For more information about LLVM, including information about the latest release, please check out the main LLVM web site. If you have questions or comments, the LLVM Developer’s Mailing List is a good place to send them.

Non-comprehensive list of changes in this release

  • All backends have been changed to use the MC asm printer and support for the non MC one has been removed.
  • Clang can now successfully self-host itself on Linux/Sparc64 and on FreeBSD/Sparc64.
  • LLVM now assumes the assembler supports .loc for generating debug line numbers. The old support for printing the debug line info directly was only used by llc and has been removed.
  • All inline assembly is parsed by the integrated assembler when it is enabled. Previously this was only the case for object-file output. It is now the case for assembly output as well. The integrated assembler can be disabled with the -no-integrated-as option.
  • llvm-ar now handles IR files like regular object files. In particular, a regular symbol table is created for symbols defined in IR files, including those in file scope inline assembly.
  • LLVM now always uses cfi directives for producing most stack unwinding information.
  • The prefix for loop vectorizer hint metadata has been changed from llvm.vectorizer to llvm.loop.vectorize. In addition, llvm.vectorizer.unroll metadata has been renamed llvm.loop.interleave.count.
  • Some backends previously implemented Atomic NAND(x,y) as x & ~y. Now all backends implement it as ~(x & y), matching the semantics of GCC 4.4 and later.
  • ... next change ...

Changes to the ARM Backend

Since release 3.3, a lot of new features have been included in the ARM back-end but weren’t production ready (ie. well tested) on release 3.4. Just after the 3.4 release, we started heavily testing two major parts of the back-end: the integrated assembler (IAS) and the ARM exception handling (EHABI), and now they are enabled by default on LLVM/Clang.
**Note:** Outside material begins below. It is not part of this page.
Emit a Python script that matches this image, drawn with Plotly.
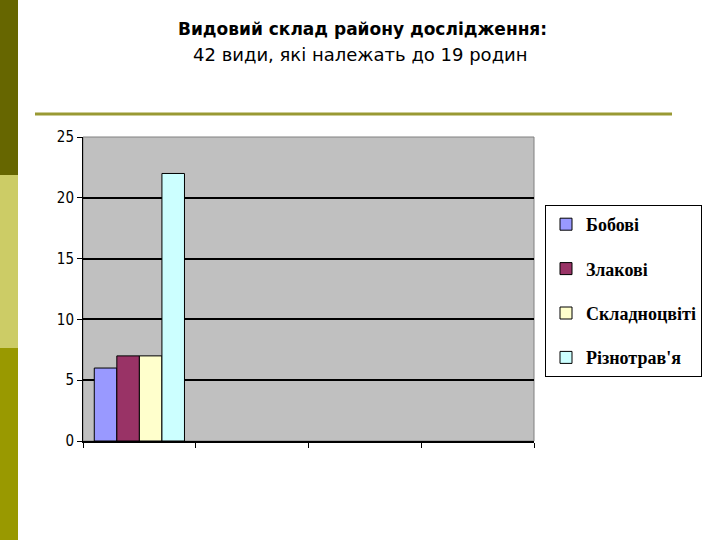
import plotly.graph_objects as go

# ---- data ----
categories = ["Група 1", "Група 2", "Група 3", "Група 4"]
series_names = ["Бобові", "Злакові", "Складноцвіті", "Різнотрав'я"]
series_values = [6, 7, 7, 22]
series_colors = ["#9999FF", "#993366", "#FFFFCC", "#CCFFFF"]
y_ticks = [0, 5, 10, 15, 20, 25]
title_main = "Видовий склад району дослідження:"
title_sub = "42 види, які належать до 19 родин"

W, H = 720, 540
L, R, T, B = 83, 534, 137, 441

def px(x):
    return (x - L) / (R - L)

def py(y):
    return (B - y) / (B - T)

fig = go.Figure()
for i, (name, val, col) in enumerate(zip(series_names, series_values, series_colors)):
    fig.add_trace(go.Bar(
        x=[categories[0]], y=[val], name=name,
        marker=dict(color=col, line=dict(color="black", width=1)),
        legendgroup=name,
    ))

fig.update_layout(
    width=W, height=H,
    margin=dict(l=L, r=W - R, t=T, b=H - B),
    paper_bgcolor="white",
    plot_bgcolor="#C0C0C0",
    barmode="group", bargap=0.2, bargroupgap=0,
    showlegend=True,
    legend=dict(
        x=px(545), y=py(205), xanchor="left", yanchor="top",
        bgcolor="white", bordercolor="black", borderwidth=1,
        font=dict(family="Liberation Serif", size=18, color="black", weight="bold"),
        traceorder="grouped", tracegroupgap=18,
        itemwidth=30,
    ),
    xaxis=dict(
        type="category", categoryorder="array", categoryarray=categories,
        range=[-0.5, 3.5], showticklabels=False,
        tickson="boundaries", ticks="outside", ticklen=5, tickcolor="black",
        showline=True, linecolor="black", linewidth=2, showgrid=False,
        zeroline=False,
    ),
    yaxis=dict(
        range=[0, 25], tickvals=y_ticks, ticks="outside", ticklen=5,
        tickcolor="black",
        tickfont=dict(family="DejaVu Sans Condensed, Liberation Sans Narrow", size=15, color="black"),
        showline=True, linecolor="black", linewidth=1,
        showgrid=True, gridcolor="black", gridwidth=2, zeroline=False,
    ),
    font=dict(family="DejaVu Sans"),
)

shapes = [
    # plot area border
    dict(type="rect", xref="paper", yref="paper", x0=0, x1=1, y0=0, y1=1,
         line=dict(color="#808080", width=1), layer="below"),
    # left stripe
    dict(type="rect", xref="paper", yref="paper", x0=px(0), x1=px(18), y0=py(0), y1=py(175),
         fillcolor="#666600", line=dict(width=0)),
    dict(type="rect", xref="paper", yref="paper", x0=px(0), x1=px(18), y0=py(175), y1=py(348),
         fillcolor="#CCCC66", line=dict(width=0)),
    dict(type="rect", xref="paper", yref="paper", x0=px(0), x1=px(18), y0=py(348), y1=py(540),
         fillcolor="#999900", line=dict(width=0)),
    # horizontal rule
    dict(type="line", xref="paper", yref="paper", x0=px(35), x1=px(672), y0=py(114), y1=py(114),
         line=dict(color="#999933", width=3)),
]
fig.update_layout(shapes=shapes)

fig.add_annotation(text="<b>" + title_main + "</b>", xref="paper", yref="paper",
                   x=px(362), y=py(29), xanchor="center", yanchor="middle", showarrow=False,
                   font=dict(family="DejaVu Sans", size=17, color="black"))
fig.add_annotation(text=title_sub, xref="paper", yref="paper",
                   x=px(360), y=py(54), xanchor="center", yanchor="middle", showarrow=False,
                   font=dict(family="DejaVu Sans", size=18, color="black"))

fig.write_html("out.html", config={"displayModeBar": False},
               post_script="document.body.style.margin='0';")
The IAS received a lot of GNU extensions and directives, as well as some specific pre-UAL instructions. Not all remaining directives will be implemented, as we made judgement calls on the need versus the complexity, and have chosen simplicity and future compatibility where hard decisions had to be made. The major difference is, as stated above, the IAS validates all inline ASM, not just for object emission, and that cause trouble with some uses of inline ASM as pre-processor magic.

So, while the IAS is good enough to compile large projects (including most of the Linux kernel), there are a few things that we can’t (and probably won’t) do. For those cases, please use -fno-integrated-as in Clang.

Exception handling is another big change. After extensive testing and changes to cooperate with Dwarf unwinding, EHABI is enabled by default. The options -arm-enable-ehabi and -arm-enable-ehabi-descriptors, which were used to enable EHABI in the previous releases, are removed now.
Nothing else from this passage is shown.